**Data block**
★ ★ ★ ★ ★
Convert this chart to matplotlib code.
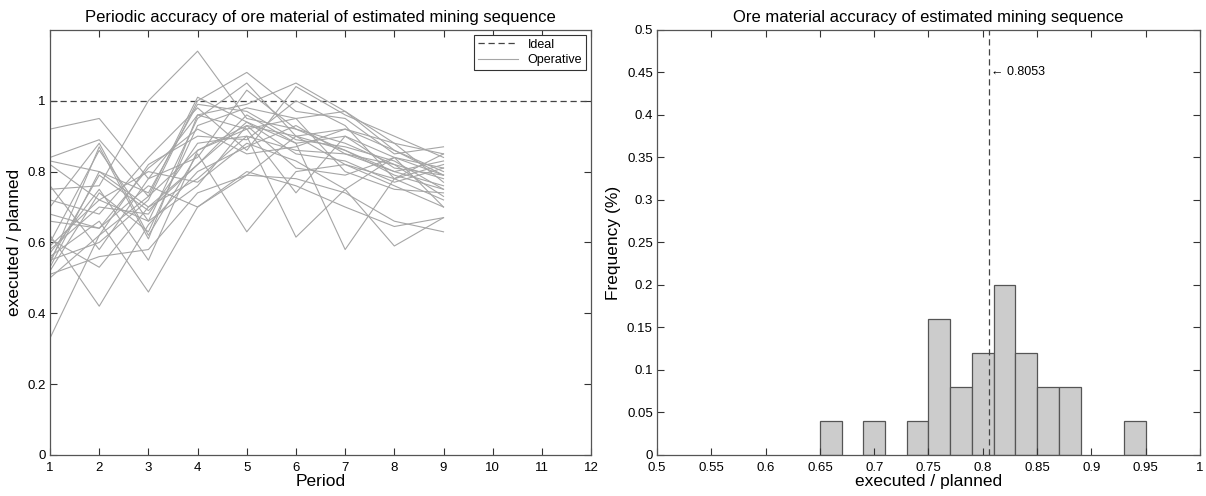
import matplotlib
matplotlib.use("Agg")
import matplotlib.pyplot as plt
import numpy as np

plt.rcParams["font.family"] = ["Liberation Sans", "DejaVu Sans"]

# periods 1..9, one row per operative sequence
periods = [1, 2, 3, 4, 5, 6, 7, 8, 9]
operative = [
    [0.33, 0.62, 0.73, 0.86, 0.93, 0.90, 0.86, 0.80, 0.76],
    [0.92, 0.95, 0.78, 0.96, 0.99, 1.05, 0.97, 0.86, 0.80],
    [0.84, 0.89, 0.73, 1.01, 0.94, 0.88, 0.90, 0.84, 0.79],
    [0.62, 0.42, 0.65, 0.80, 0.87, 0.93, 0.85, 0.82, 0.73],
    [0.56, 0.66, 0.46, 0.70, 0.79, 0.90, 0.82, 0.78, 0.72],
    [0.70, 0.88, 0.62, 0.85, 0.63, 0.80, 0.82, 0.76, 0.70],
    [0.75, 0.76, 1.00, 1.14, 0.95, 0.92, 0.86, 0.79, 0.75],
    [0.58, 0.70, 0.68, 0.88, 0.90, 0.615, 0.75, 0.84, 0.81],
    [0.53, 0.80, 0.70, 0.82, 0.96, 0.88, 0.58, 0.78, 0.82],
    [0.82, 0.72, 0.80, 0.77, 0.88, 0.83, 0.75, 0.59, 0.67],
    [0.55, 0.60, 0.72, 1.00, 1.08, 0.97, 0.95, 0.85, 0.87],
    [0.60, 0.86, 0.66, 0.95, 1.05, 0.90, 0.92, 0.88, 0.85],
    [0.51, 0.56, 0.58, 0.74, 0.79, 0.78, 0.74, 0.66, 0.63],
    [0.68, 0.64, 0.76, 0.70, 0.80, 0.76, 0.70, 0.645, 0.67],
    [0.52, 0.74, 0.63, 0.93, 0.98, 0.95, 0.97, 0.88, 0.77],
    [0.72, 0.68, 0.84, 0.98, 0.86, 1.04, 0.96, 0.90, 0.84],
    [0.76, 0.58, 0.78, 0.84, 1.03, 0.92, 0.88, 0.82, 0.78],
    [0.54, 0.87, 0.61, 0.96, 0.92, 0.95, 0.80, 0.75, 0.74],
    [0.61, 0.53, 0.70, 0.78, 0.90, 0.86, 0.85, 0.80, 0.83],
    [0.57, 0.75, 0.55, 0.86, 0.92, 0.74, 0.90, 0.81, 0.79],
    [0.83, 0.80, 0.74, 0.99, 0.97, 0.89, 0.87, 0.83, 0.75],
    [0.50, 0.62, 0.82, 0.90, 0.89, 1.00, 0.93, 0.78, 0.85],
    [0.59, 0.72, 0.66, 0.76, 0.93, 0.81, 0.79, 0.84, 0.70],
    [0.66, 0.64, 0.81, 0.92, 0.85, 0.87, 0.92, 0.86, 0.79],
    [0.55, 0.79, 0.69, 0.82, 0.94, 0.85, 0.83, 0.77, 0.81],
]
ideal = 1.0

# histogram of overall accuracy (bin left edges, width 0.02)
bin_left = [0.65, 0.69, 0.73, 0.75, 0.77, 0.79, 0.81, 0.83, 0.85, 0.87, 0.93]
frequency = [0.04, 0.04, 0.04, 0.16, 0.08, 0.12, 0.20, 0.12, 0.08, 0.08, 0.04]
bin_width = 0.02
mean_value = 0.8053

left_xticks = list(range(1, 13))
left_yticks = [0, 0.2, 0.4, 0.6, 0.8, 1]
left_ylabels = ["0", "0.2", "0.4", "0.6", "0.8", "1"]
right_xticks = [0.5, 0.55, 0.6, 0.65, 0.7, 0.75, 0.8, 0.85, 0.9, 0.95, 1]
right_xlabels = ["0.5", "0.55", "0.6", "0.65", "0.7", "0.75", "0.8", "0.85", "0.9", "0.95", "1"]
right_yticks = [0, 0.05, 0.1, 0.15, 0.2, 0.25, 0.3, 0.35, 0.4, 0.45, 0.5]
right_ylabels = ["0", "0.05", "0.1", "0.15", "0.2", "0.25", "0.3", "0.35", "0.4", "0.45", "0.5"]


def matlab_style(ax):
    ax.tick_params(direction="in", top=True, right=True, length=5, width=0.8,
                   labelsize=9.5, colors="#333333", labelcolor="black", pad=3)
    ax.tick_params(axis="x", pad=5)
    for sp in ax.spines.values():
        sp.set_color("#555555")
        sp.set_linewidth(0.9)


fig = plt.figure(figsize=(12.06, 4.96), dpi=100)
ax1 = fig.add_axes([0.0415, 0.0827, 0.4486, 0.857])
ax2 = fig.add_axes([0.5448, 0.0827, 0.4502, 0.857])

# left panel
ax1.axhline(ideal, color="#444444", linestyle=(0, (5, 3)), linewidth=0.9, label="Ideal")
for i, row in enumerate(operative):
    ax1.plot(periods, row, color="#a6a6a6", linewidth=0.8,
             label="Operative" if i == 0 else None)
ax1.set_xlim(1, 12)
ax1.set_ylim(0, 1.2)
ax1.set_xticks(left_xticks)
ax1.set_yticks(left_yticks)
ax1.set_yticklabels(left_ylabels)
ax1.set_xlabel("Period", fontsize=12.5, labelpad=0)
ax1.set_ylabel("executed / planned", fontsize=12.5, labelpad=4)
ax1.set_title("Periodic accuracy of ore material of estimated mining sequence",
              fontsize=12, pad=6)
leg = ax1.legend(loc="upper right", fontsize=9, fancybox=False, framealpha=1,
                 borderaxespad=0.4, handlelength=3.2, borderpad=0.3, labelspacing=0.3)
leg.get_frame().set_edgecolor("#333333")
leg.get_frame().set_linewidth(0.8)
matlab_style(ax1)

# right panel
ax2.bar(bin_left, frequency, width=bin_width, align="edge",
        color="#cccccc", edgecolor="#555555", linewidth=0.9)
ax2.axvline(mean_value, color="#444444", linestyle=(0, (5, 3)), linewidth=0.9)
ax2.annotate("\u2190 " + f"{mean_value:.4f}", xy=(mean_value, 0.45),
             xytext=(2, 0), textcoords="offset points", fontsize=9,
             va="center", ha="left")
ax2.set_xlim(0.5, 1)
ax2.set_ylim(0, 0.5)
ax2.set_xticks(right_xticks)
ax2.set_xticklabels(right_xlabels)
ax2.set_yticks(right_yticks)
ax2.set_yticklabels(right_ylabels)
ax2.set_xlabel("executed / planned", fontsize=12.5, labelpad=0)
ax2.set_ylabel("Frequency (%)", fontsize=12.5, labelpad=4)
ax2.set_title("Ore material accuracy of estimated mining sequence",
              fontsize=12, pad=6)
matlab_style(ax2)

fig.savefig("out.png", dpi=100)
★ ★ ★ ★ ★
**What the task requires**
Report only how many lines of the listing hold the word "matplotlib".

**Right answer**
4